Negotiations on the new EU return regulation are in their final stages. Provisions that human rights defenders have long warned about have been given the green light by the Council of Ministers and the European Parliament. If finally approved, asylum seekers who do not return voluntarily can be detained for extended periods and placed in so-called return hubs outside the EU.
Return policy from an international perspective
In Australia, a similar policy has been in place for three decades. Asylum seekers who arrived uninvited on boats have been taken to remote islands. There, they have been held in detention, in some cases for nearly ten years, despite successful asylum claims in many cases.
Today, only a few persons remain in detention on the independent island nation of Nauru. The detention centre on Manus Island, which belongs to Papua New Guinea, was closed a few years ago.
Anna Nilsen
Most were granted refugee status under international conventions whilst they were still detained. Not all of them survived.
”One young 24-year-old man had sepsis in his foot that was untreated. And by the time he was medically evacuated to Australia, because there is no proper hospital on Manus Island, he had a massive heart attack and died. So this is wrongful death. Another man was bashed to death by prison guards. And a number of people committed suicide.”
In a case concerning a survivor from Manus Island, the UN Committee Against Torture recently clarified that a state remains responsible for conditions on the ground when asylum processing is outsourced outside its borders. Claudia Tazreiter says it is a shame that the EU is now heading in this direction:
”I would have expected that Europe, looking to Australia, would say we should never go down this path.
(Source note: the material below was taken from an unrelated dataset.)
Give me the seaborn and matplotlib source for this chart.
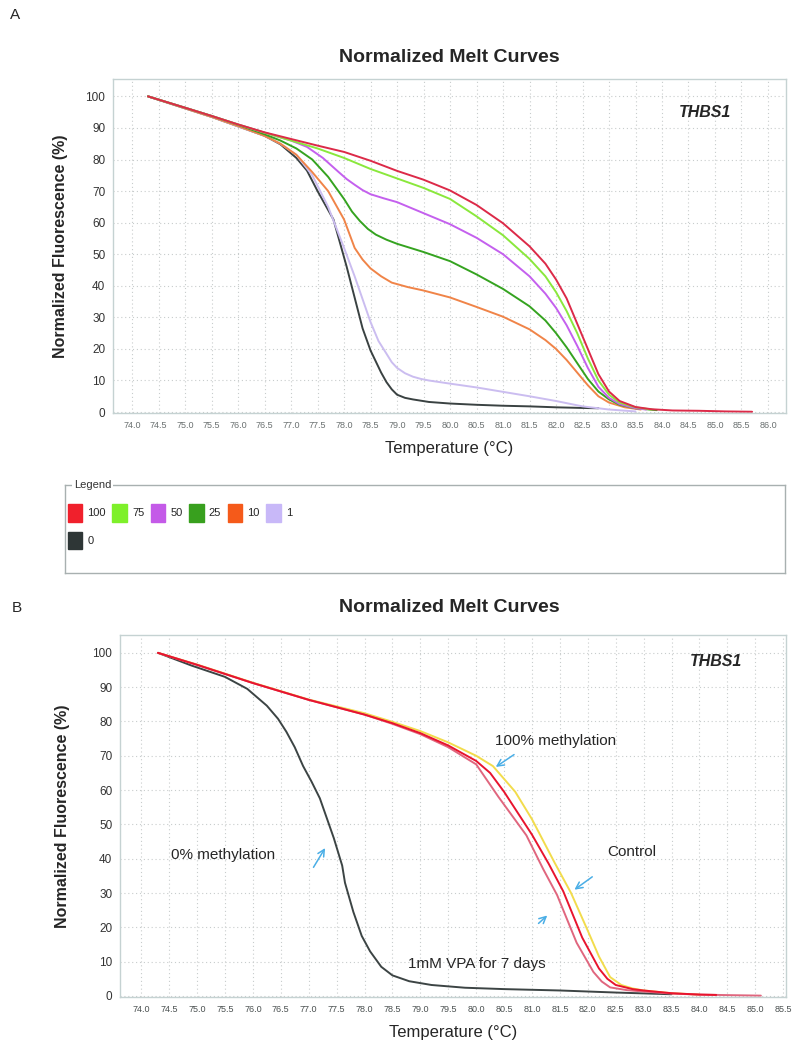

It is a huge breach of human rights. So then what happens to Europe understanding itself as the bastion of human rights in the world? Gone.”
Claudia Tazreiter emphasises that migration needs to be seen as a natural part of a broader social change that affects everyone – not just refugees, but also indigenous peoples, other minorities and the majority population. Instead she observes how migration and minority issues are actively separated from other social issues in politics and public debate as well as at times in research.
”When migration is viewed in isolation from other aspects of social change, it creates a false impression that immigrants are a problem in society, that they are a problem that needs to be solved. This means there is no need to acknowledge the broader, overarching issues concerning the way we live.”
The very same Western countries that have historically seen themselves as the centre of human rights, open democratic societies, holding supposedly liberal values have convinced their populations that these laws are needed as protection against outsiders, with the Muslim terrorist as the enemy picture.
”These political measures affect migrant populations, yes, but they also affect the social cohesion and democratic values within countries like Australia, Sweden and across the European Union. Now there is an acceleration of these approaches that result in policy and law that, of course, builds social attitudes.”
Claudia Tazreiter has noted that the colonial relationship with the Sami people is rarely integrated into the general picture of Sweden, whilst settler colonial legacy is very much in the sightline of the Australian public and politics. She argues that there is greater awareness of how both Indigenous peoples and refugees have been subordinated in Australia – or ‘minoritised’, as it is termed in research. This also fosters an understanding that these problems are not suddenly resolved, that they go on intergenerationally.
Migration, colonial legacies and democratic values
In a new research project led by Claudia Tazreiter, Sweden’s self-image as a country free of colonial issues is being challenged.
”It is not so much about diagnosing what went wrong in the past, although that is the backdrop, but to work with different communities that are, as I say, minoritised. They don't tend to be very prominent and heard in Swedish society. We can see similar things mapped across Europe.”
Claudia Tazreiter says that people don’t always hear about why there are refugees in the world or about the history of the conflicts. She believes broader discourses acknowledging historical facts that drive conflict are necessary to create change.
”We Europeans are involved in the conflicts that create displaced persons and refugees. And when they then come to us seeking protection within the framework of the human rights architecture established after the Second World War, we do not want them and we want to send them to some distant third country that we pay to intern them. It is a Kafkaesque situation.”
One truth that should be highlighted according to Claudia Tazreiter is that the vast majority of the world’s refugees are not in Europe, but in camps in Africa, Asia and Latin America.
”What the public is being told by political leaders across Europe are often lies. And hopefully the public realise this and rise up, which is what they've done in Australia as well. ’Not in my name.’ This chant that's also happening in relation to Gaza: Not in my name, that you send military hardware to Israel to kill children. Not in my name that you send a refugee to a remote nation where they will die in detention.”